Some organisations have found effective ways to bridge that space – keeping technical accuracy while giving the story real-world meaning. Engineers Australia has used its editorial platform, create, to position its engineers as national thought leaders in specialised fields, rather than technical commentators. In one feature, transport expert Scott eLaurent translated the complex policy mechanics of road pricing into a human story about fairness and the trade-offs that affect us all. eLaurent illustrates the inequity with an example anyone can understand: “If you live in an outer suburb, near a toll road, you’re going to pay a lot. But if you can afford to buy close to the city, you probably don’t use a toll road to get to work. So even though you [might be] much wealthier and can afford to pay more, you’ll be paying very little. Some people spend more per week on tolls than they do buying groceries.”
What lives in the middle
Filling the gap doesn’t require creating more content. What’s needed is a small, durable toolkit that engineers and executives both recognise as useful:
- A narrative spine. Problem → why it matters → what we’re doing → evidence → outcome. Use it for everything from a media note to a town hall.
- A one-page message map. Three or four priority claims for the quarter, each with a plain-English line, two solid pieces of proof, and a next step.
- An annotated diagram. One graphic that shows how the system works or how value flows, labelled for a smart non-expert.
- A collection of proof points. Sourced facts, case studies, approvals and third-party endorsements, versioned and maintained like any other asset.
These artefacts prevent teams from defaulting to either slogans or specs, and make it easier to reuse and adapt communications across the organisation.

How to speak to the middle (without losing rigour)
Writing for the middle starts with stakes, not statements. “We’re cutting unplanned downtime by 30% by replacing X and retraining Y”, says far more than “We’re modernising our network.” It grounds a goal in something measurable and concrete.
Credibility also grows when you acknowledge trade-offs.
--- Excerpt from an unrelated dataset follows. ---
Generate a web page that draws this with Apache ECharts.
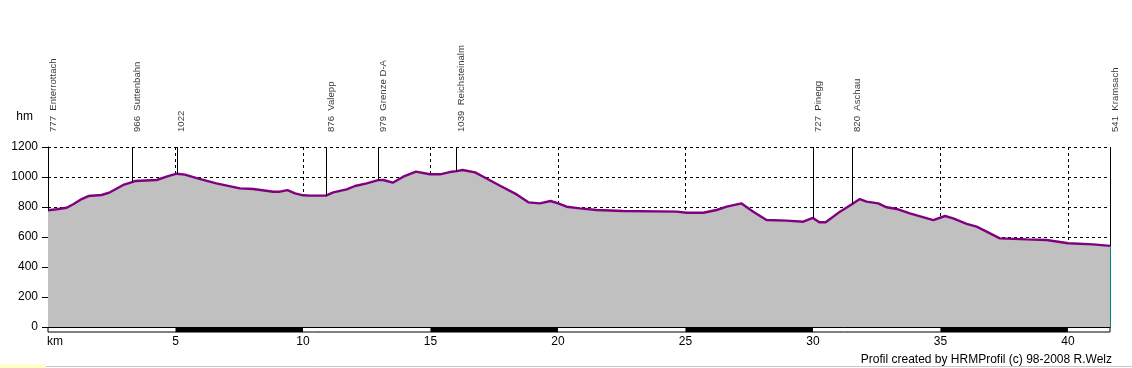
<!DOCTYPE html>
<html><head><meta charset="utf-8">
<script src="https://cdn.jsdelivr.net/npm/echarts@6/dist/echarts.min.js"></script>
<style>html,body{margin:0;padding:0;background:#fff}#c{width:1132px;height:368px}</style>
</head><body><div id="c"></div>
<script>
// Elevation profile (km, metres)
const profileKm = [0, 0.34, 0.73, 0.99, 1.32, 1.58, 2.1, 2.43, 2.95, 3.3, 3.41, 4.26, 4.65, 5.05, 5.37, 5.83, 6.6, 7.53, 8.05, 8.84, 9.1, 9.39, 9.69, 10.01, 10.27, 10.9, 11.19, 11.71, 12.04, 12.5, 12.95, 13.15, 13.52, 13.93, 14.43, 14.98, 15.37, 15.76, 16.03, 16.26, 16.75, 17.07, 17.73, 18.38, 18.84, 19.29, 19.71, 20.01, 20.34, 20.86, 21.52, 22.56, 24.65, 25.05, 25.7, 26.22, 26.62, 27.2, 27.66, 28.18, 28.97, 29.62, 30.0, 30.25, 30.5, 31.06, 31.54, 31.84, 32.1, 32.56, 32.89, 33.28, 33.8, 34.72, 35.18, 35.5, 36.03, 36.42, 36.81, 37.33, 38.38, 39.16, 40.01, 40.99, 41.65];
const profileElev = [778, 785, 795, 818, 853, 873, 880, 898, 947, 966, 973, 980, 1002, 1022, 1016, 993, 958, 924, 920, 902, 902, 913, 891, 878, 876, 876, 898, 918, 940, 958, 979, 980, 962, 1002, 1036, 1018, 1018, 1033, 1039, 1047, 1031, 1002, 942, 884, 831, 824, 840, 824, 802, 791, 780, 773, 769, 762, 762, 780, 802, 824, 769, 713, 709, 702, 727, 698, 698, 769, 820, 853, 836, 824, 798, 787, 758, 713, 740, 724, 687, 669, 636, 591, 584, 580, 558, 551, 541];
// Waypoints
const wayKm = [0, 3.3, 5.05, 10.9, 12.95, 16.03, 30.0, 31.54, 41.65];
const wayElev = [777, 966, 1022, 876, 979, 1039, 727, 820, 541];
const wayName = ['Enterrottach', 'Suttenbahn', '', 'Valepp', 'Grenze D-A', 'Reichsteinalm', 'Pinegg', 'Aschau', 'Kramsach'];
// Distance scale strip (black segments, km)
const stripStart = [5, 15, 25, 35];
const stripEnd = [10, 20, 30, 40];
const footer = 'Profil created by HRMProfil (c) 98-2008 R.Welz';

const kmMax = profileKm[profileKm.length - 1];
const lastElev = profileElev[profileElev.length - 1];
const chart = echarts.init(document.getElementById('c'), null, {renderer: 'canvas'});
const txtFont = 'Liberation Sans, Arial, sans-serif';

chart.setOption({
  animation: false,
  backgroundColor: '#fff',
  title: {
    text: footer, right: 20, top: 354, padding: 0,
    textStyle: {fontSize: 12, fontWeight: 'normal', color: '#000', fontFamily: txtFont}
  },
  grid: [
    {left: 48, right: 22, top: 147, bottom: 41},
    {left: 48, right: 22, top: 327, height: 5, show: true, backgroundColor: '#fff', borderColor: '#000', borderWidth: 1}
  ],
  xAxis: [
    {
      type: 'value', min: 0, max: kmMax, interval: 5, gridIndex: 0,
      axisLine: {show: true, onZero: false, lineStyle: {color: '#000', width: 1}},
      axisTick: {show: false},
      splitLine: {show: true, lineStyle: {color: '#000', type: [3, 3], width: 1}},
      axisLabel: {
        show: true, margin: 9, color: '#000', fontSize: 12, fontFamily: txtFont,
        showMaxLabel: false, showMinLabel: true,
        formatter: v => v === 0 ? '{km|km}' : String(v),
        rich: {km: {padding: [0, 0, 0, 14], fontSize: 12, fontFamily: txtFont, color: '#000'}}
      }
    },
    {type: 'value', min: 0, max: kmMax, gridIndex: 1, show: false}
  ],
  yAxis: [
    {
      type: 'value', min: 0, max: 1200, interval: 200, gridIndex: 0,
      name: 'hm', nameLocation: 'end', nameGap: 30,
      nameTextStyle: {color: '#000', fontSize: 12, fontFamily: txtFont, align: 'right', verticalAlign: 'middle', padding: [0, 15, 0, 0]},
      axisLine: {show: true, lineStyle: {color: '#000', width: 1}},
      axisTick: {show: true, length: 6, lineStyle: {color: '#000'}},
      splitLine: {show: true, lineStyle: {color: '#000', type: [3, 3], width: 1}},
      axisLabel: {margin: 10, color: '#000', fontSize: 12, fontFamily: txtFont, formatter: v => String(v)}
    },
    {type: 'value', min: 0, max: 1, gridIndex: 1, show: false}
  ],
  series: [
    {
      type: 'line', xAxisIndex: 0, yAxisIndex: 0, z: 2,
      data: profileKm.map((k, i) => [k, profileElev[i]]),
      showSymbol: false, symbol: 'none', smooth: false,
      lineStyle: {color: '#800080', width: 2.4},
      areaStyle: {color: '#c0c0c0', opacity: 1},
      markLine: {
        silent: true, symbol: ['none', 'none'], animation: false,
        label: {show: false},
        lineStyle: {color: '#000', width: 1, type: 'solid'},
        data: wayKm.map((k, i) => [{coord: [k, wayElev[i]]}, {coord: [k, 1200]}]).concat([
          [{coord: [kmMax, 0], lineStyle: {color: '#008080'}}, {coord: [kmMax, lastElev]}]
        ])
      }
    },
    {
      type: 'scatter', xAxisIndex: 0, yAxisIndex: 0, z: 5, clip: false,
      symbolSize: 0, silent: true,
      data: wayKm.map((k, i) => [k, 1200]),
      label: {
        show: true, position: 'top', distance: 15, rotate: 90,
        align: 'left', verticalAlign: 'top',
        color: '#000', fontSize: 9.6, fontFamily: txtFont,
        formatter: p => String(wayElev[p.dataIndex]) + (wayName[p.dataIndex] ? '  ' + wayName[p.dataIndex] : '')
      }
    },
    {
      type: 'custom', xAxisIndex: 1, yAxisIndex: 1, z: 3,
      data: stripStart.map((s, i) => [s, stripEnd[i]]),
      renderItem: (params, api) => {
        const a = api.coord([api.value(0), 1]);
        const b = api.coord([api.value(1), 0]);
        return {type: 'rect', shape: {x: a[0], y: a[1], width: b[0] - a[0], height: b[1] - a[1]}, style: {fill: '#000'}};
      }
    }
  ],
  graphic: [
    {type: 'rect', left: 0, top: 364, shape: {width: 46, height: 4}, style: {fill: '#ffffc8'}, silent: true},
    {type: 'line', shape: {x1: 46, y1: 366.5, x2: 1132, y2: 366.5}, style: {stroke: '#c8c8c8', lineWidth: 1}, silent: true}
  ]
});
</script>
</body></html>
Constraints around budget, standards or timelines don’t undermine a message; they make it believable. The same applies to language: clear, active verbs such as inspect, replace, verify and approve carry more weight than vague ones like enable, leverage or optimise.
Keep numbers simple enough to stick. A single memorable metric often tells the story better than a cluster of percentages no one remembers. And when you find a line that works, make it work hard. The best writing for the middle is reusable – a phrase that fits as comfortably in a project update as it does in a press release.
Calibrate by audience, not ego
Hold two versions of the same message:
- For non-experts: move one level up from detail to stakes (what’s at risk, who benefits, what changes).
- For experts: move one level down from slogans to system change (what’s being altered, how failure modes are addressed, how success is measured).
"Use the 20-second test: if a smart non-expert can’t tell what’s at stake within 20 seconds, it’s not ready. Then run the expert check: does it respect the constraints a technical peer would expect to see?"
Finding your middle, fast
Pick one high-stakes topic – a regulatory shift, asset upgrade or sustainability commitment – and do three things:
- Draft the narrative spine in 8–10 sentences.
- Build a one-page message map with two proof points per claim.
- Add one annotated diagram that a non-expert can follow.
Share these with three people: a journalist, a customer and a policy contact. Note where they stall or push back, tighten the language, strengthen the evidence and publish across your internal and external channels.

Complex organisations earn reputation when they make meaning without losing precision. Build the bridge in the middle, and your brand can stay ambitious, your engineering can stay rigorous, and your reputation can finally reflect both.